Suresh Parthasarathy

Index funds, barring a few, continue to trail their respective benchmarks over one-, three- and five-year periods. Sixteen of the 18 index funds trailed their respective benchmarks over a one-year period. The disparity between the best in the category and the worst is quite substantial. The top-performing fund was HDFC Sensex Plus Plan, which has generated a return of 39 per cent, while LIC Index Plan-Nifty clocked a return of 22 per cent and finished at the bottom of the table.

The performance of index funds is measured by the tracking error vis-a-vis its benchmark, with the better performing fund expected to have the least deviation. The tracking error in simple terms is the difference between the returns of the index fund and that of the target index. Tracking error can be attributed to a fund’s cash levels, change in composite weight of stocks compared to the benchmark and the expenses ratio.

Long-term record: HDFC Sensex Plus Plan is the only fund that beat over three- and five-year periods. ICICI Pru Index Fund- Nifty Plan is another fund that consistently outpaced its benchmark .

Both the schemes take bets on select sectors, and enhance weights of the stocks in the portfolio, which does not replicate their respective benchmarks. For instance, HDFC Sensex Plus Plan has a lower weight to stocks such as Reliance Industries, Larsen and Toubro, Tata Steel and TCS but accords greater weights to Infosys Technologies, ICICI Bank and SBI than its benchmark.

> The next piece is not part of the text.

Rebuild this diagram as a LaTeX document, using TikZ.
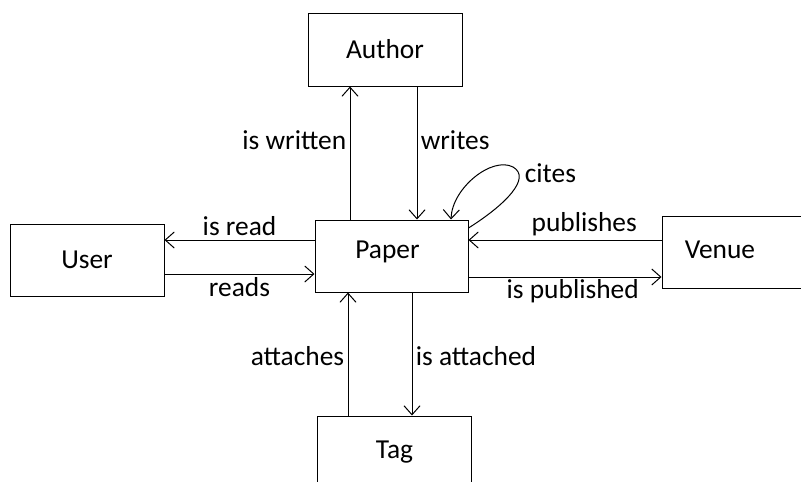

Both LIC Index Fund-Nifty Plan and LIC Index Fund Sensex Advantage trailed their respective benchmarks over three- and five-year periods by a margin of five and four per cent respectively. However the performance of the LIC Sensex Advantage has improved over a one-year period and it has bettered its benchmark by one percentage point. This despite its strategy of moving to cash to the tune of 27 per cent during November 2008 –March 2009.

It is a moot point, however, whether an investor would want a huge variation in the returns of an index fund and its corresponding index, as the purpose is to mechanically give exactly the same returns as the index. If that is not the case, investors may as well invest in a diversified fund.